I don’t have that setup mostly because I worry about the abuse of being able to send mass emails and spam the forums.

You could enable Reply via Email to only be available after a certain trust level or with a custom badge earned by $account.

That way new members will not have access to the feature right away. But only after having being active in the community to a certain extent or otherwise proven themselves otherwise worthy of “privileges”.

Going by this post. It should be possible to implement a minimum required trust level for a user account to be able to use Reply via Email.

This post says it is possible to configured the following option.

  • email_in_min_trust: the minimum trust level required for users to send an email to Discourse

This should make is sensible to enable the option. While still preventing spam bots from flooding the forums.

Yes, but that would not stop someone from impersonating an email address that was trusted.

That may vary well be true. Depending on if $mailDomain is not protected adequately with the use of v=spf1 (and optionally DKIM and/or DMARC, too)

Thou I would dispute a mail account being impersonated or a forum account not using 2FA to protect against unauthorized access. Is about equally bad in my opinion(!)


comment: I will add with spf validation. You could configured your receiving smtp daemon to reject (optionally with error message) all senders failing validation state -eq true.

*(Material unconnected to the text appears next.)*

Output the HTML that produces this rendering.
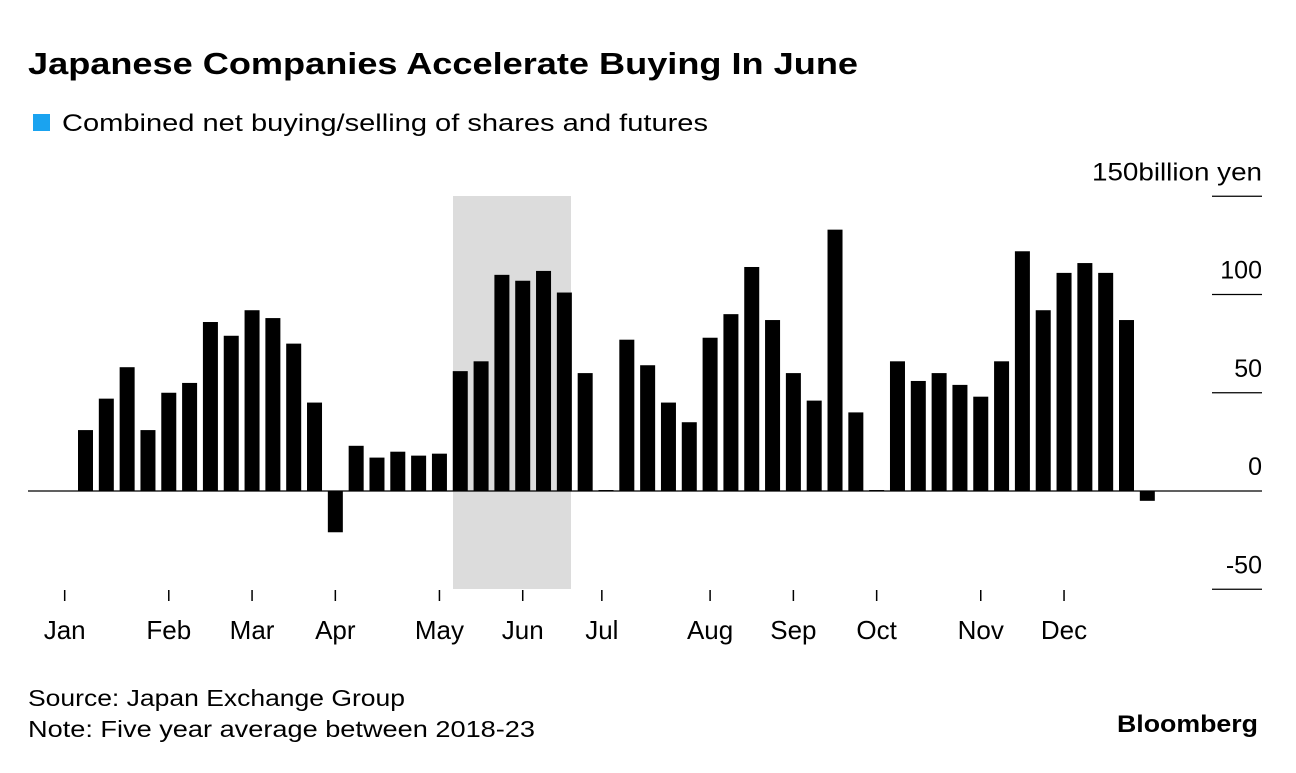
<!DOCTYPE html>
<html><head><meta charset="utf-8"><style>
body{margin:0;background:#fff;width:1296px;height:768px;overflow:hidden;font-family:"Liberation Sans",sans-serif;}
</style></head><body>
<svg width="1296" height="768" id="chart" font-family="Liberation Sans, sans-serif">
<text x="28" y="74" font-size="31" font-weight="bold" fill="#000" textLength="830" lengthAdjust="spacingAndGlyphs">Japanese Companies Accelerate Buying In June</text>
<rect x="33" y="114" width="17" height="17" fill="#1aa3f0"/>
<text x="62" y="131" font-size="24" fill="#000" textLength="646" lengthAdjust="spacingAndGlyphs">Combined net buying/selling of shares and futures</text>
<rect x="453" y="196" width="118" height="393" fill="#dcdcdc"/>
<g id="grid"></g><g id="bars"></g><g id="xaxis"></g>
<text x="28" y="706" font-size="23" fill="#000" textLength="377" lengthAdjust="spacingAndGlyphs">Source: Japan Exchange Group</text>
<text x="28" y="737" font-size="23" fill="#000" textLength="507" lengthAdjust="spacingAndGlyphs">Note: Five year average between 2018-23</text>
<text x="1117" y="732" font-size="24" font-weight="bold" fill="#000" textLength="141" lengthAdjust="spacingAndGlyphs">Bloomberg</text>
</svg>
<script>
const values=[31,47,63,31,50,55,86,79,92,88,75,45,-21,23,17,20,18,19,61,66,110,107,112,101,60,0.5,77,64,45,35,78,90,114,87,60,46,133,40,0.5,66,56,60,54,48,66,122,92,111,116,111,87,-5];
const yTicks=[150,100,50,0,-50];
const yTickLabels=["150","100","50","0","-50"];
const months=["Jan","Feb","Mar","Apr","May","Jun","Jul","Aug","Sep","Oct","Nov","Dec"];
const monthPos=[-1,4,8,12,17,21,24.8,30,34,38,43,47];
const NS="http://www.w3.org/2000/svg";
const y=v=>491-v*1.965;
const x=i=>85.5+i*20.82;
const grid=document.getElementById('grid'),bars=document.getElementById('bars'),xa=document.getElementById('xaxis');
function mk(tag,attrs,parent){const e=document.createElementNS(NS,tag);for(const k in attrs)e.setAttribute(k,attrs[k]);parent.appendChild(e);return e;}
yTicks.forEach((t,i)=>{
 const l=mk('line',{x1:1212,x2:1262,y1:y(t),y2:y(t),stroke:'#000','stroke-width':1.3},grid);
 
 
 const tx=mk('text',{x:1262,y:y(t)-16,'font-size':25,'text-anchor':'end',fill:'#000'},grid);
 tx.textContent=yTickLabels[i];
 if(t===150){tx.setAttribute('x',1092);tx.setAttribute('text-anchor','start');tx.setAttribute('textLength',170);tx.setAttribute('lengthAdjust','spacingAndGlyphs');tx.textContent='150billion yen';}
 
 
});
values.forEach((v,i)=>{
 const top=Math.min(y(v),y(0)),h=Math.max(Math.abs(y(v)-y(0)),1);
 const r=mk('rect',{x:x(i)-7.5,y:top,width:15,height:h,fill:'#000'},bars);
 
 
});
const zl=mk('line',{x1:28,x2:1212,y1:y(0),y2:y(0),stroke:'#000','stroke-width':1.3},bars);


months.forEach((m,i)=>{
 const px=x(monthPos[i]);
 const t=mk('line',{x1:px,x2:px,y1:590,y2:601,stroke:'#000','stroke-width':1.5},xa);
 
 
 const tx=mk('text',{x:px,y:639,'font-size':26,'text-anchor':'middle',fill:'#000'},xa);
 tx.textContent=m;
 
 
});
</script>
</body></html>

(If everyone used 2FA for every website login they could and only used mail hosting solutions supporting SPF and DKIM. We could be a better road ahead of stopping mail impersonation and preventing brute-forcing and stolen account credentials being used in many current instances happening all over the globe every day because of inadequate security steps taken to protect oneself and solutions provided to customers, fooes and friends alike.)